Where could this infusion of money come from? The government of course. Robert Frank lays out the case for a payroll tax cut in the New York Times here. There is a 6.2 percent Social Security payroll tax on employees on every paycheck they receive and a 6.2 percent tax on employers every time they give their employee a paycheck. Cutting these taxes would give employees more money in their wallets which they would spend, buying things to stimulate the economy. Frank says it would also give employers more of an incentive to hire new employees since it would be cheaper for them to do so. While this is true in theory, I’m not so sure about this particular claim. Employers have been very reluctant to add to their workforce even though there are already some tax incentives to do so. Some Obama administration figures have been floating the idea of a payroll tax cut as part of the debt negotiations. This would raise the debt in the short term, but in the long-term, a robust economy is the best way to reduce the debt. And as we have seen, a short term increase in the debt is almost free (for now).

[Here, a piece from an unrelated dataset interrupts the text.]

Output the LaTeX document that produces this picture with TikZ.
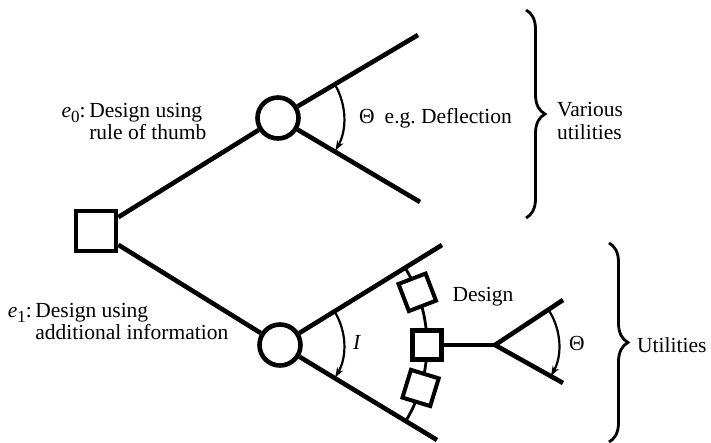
\documentclass[tikz,border=0pt]{standalone}
\usepackage{fontspec}
\setmainfont{Liberation Serif}
\usetikzlibrary{arrows.meta,decorations.pathreplacing,calc}
\newcommand{\lowsub}[1]{\raisebox{-5pt}{\fontsize{17}{17}\selectfont #1}}
\begin{document}
\begin{tikzpicture}[x=1pt,y=1pt,
  branch/.style={line width=4.6pt},
  decbox/.style={draw, line width=4.6pt, minimum size=40pt, inner sep=0pt},
  chance/.style={draw, circle, line width=4.6pt, minimum size=41pt, inner sep=0pt},
  smallbox/.style={draw, fill=white, line width=4pt, minimum size=29pt, inner sep=0pt},
  angarc/.style={line width=2.2pt, -{Stealth[length=10pt,width=7pt]}},
  lbl/.style={font=\fontsize{21.5}{22.5}\selectfont, inner sep=0pt},
  brc/.style={decorate, decoration={brace, amplitude=19pt}, line width=2.8pt}
]
\useasboundingbox (0,0) rectangle (711,443);

% nodes
\node[decbox] (D) at (96,212) {};
\node[chance] (C1) at (278,325) {};
\node[chance] (C2) at (280,98) {};

\coordinate (U1) at (418,408);
\coordinate (U2) at (420,241);
\coordinate (L1) at (442,198);
\coordinate (L2) at (437,3);

\draw[branch] (D) -- (C1);
\draw[branch] (D) -- (C2);
\draw[branch] (C1) -- (U1);
\draw[branch] (C1) -- (U2);
\draw[branch] (C2) -- (L1);
\draw[branch] (C2) -- (L2);

% arc through information outcomes
\draw[line width=2.8pt] (C2.center) ++(31.7:147) arc[start angle=31.7, end angle=-31.2, radius=147];

\node[smallbox, rotate=21] (S1) at ($(C2.center)+(21:147)$) {};
\node[smallbox, line width=4.8pt] (S2) at (427,98) {};
\node[smallbox, rotate=-17] (S3) at ($(C2.center)+(-17:147)$) {};

\coordinate (F) at (495,98);
\coordinate (F1) at (563,143);
\coordinate (F2) at (563,60);
\draw[branch] (S2) -- (F);
\draw[branch] (F) -- (F1);
\draw[branch] (F) -- (F2);

% angle arcs
\draw[angarc] (C1.center) ++(30.5:66) arc[start angle=30.5, end angle=-29.5, radius=66];
\draw[angarc] (C2.center) ++(31.5:64) arc[start angle=31.5, end angle=-30.5, radius=64];
\draw[angarc] (F) ++(32:64) arc[start angle=32, end angle=-29, radius=64];

% labels
\node[lbl] (T0) at (134,319) {\begin{tabular}{@{}r@{}l@{}}\textit{e}\lowsub{0}:\,&Design using\\&rule of thumb\end{tabular}};
\node[lbl] (T1) at (118,119) {\begin{tabular}{@{}r@{}l@{}}\textit{e}\lowsub{1}:\,&Design using\\&additional information\end{tabular}};
\node[lbl, anchor=west] (TD) at (359,325) {Θ\hspace{10pt}e.g.\ Deflection};
\node[lbl] (TI) at (357,101) {\textit{I}};
\node[lbl] (TT) at (577,100) {Θ};
\node[lbl] (TDs) at (483,146) {Design};

% braces
\coordinate (B1a) at (526,433);
\coordinate (B1b) at (526,225);
\draw[brc] (B1a) -- (B1b);
\node[lbl, anchor=west, align=left] (V) at (557,322) {Various\\utilities};

\coordinate (B2a) at (609,200);
\coordinate (B2b) at (609,1);
\draw[brc] (B2a) -- (B2b);
\node[lbl, anchor=west] (UT) at (637,98) {Utilities};
\end{tikzpicture}
\end{document}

Now, I know what you’re thinking: “Republicans love tax cuts! Paul Ryan’s budget, which almost all Republicans love, proposed lowering taxes on the rich to levels not seen since before the Great Depression. Republican dogma says that cutting taxes is the best way to promote growth. Surely Republicans are the ones pushing for these tax cuts.” If you were thinking that then you are sadly wrong. Republicans aren’t in favor of all tax cuts, just tax cuts for the rich. Republicans fought tooth and nail for tax breaks for the rich in the tax cut deal they worked out with President Obama six months ago and the Paul Ryan budget includes huge tax cuts for the rich, and nothing for anyone else. Payroll taxes primarily affect the working and middle class (they don’t apply to income above about $105,000) so sources say Republicans really aren’t very interested in cutting them.

Its too bad really. The economy needs help and the government is in a position to give it help by injecting money into the economy. But, all anyone seems to want to do is take money out of the economy to fix our debt problems. Oh well.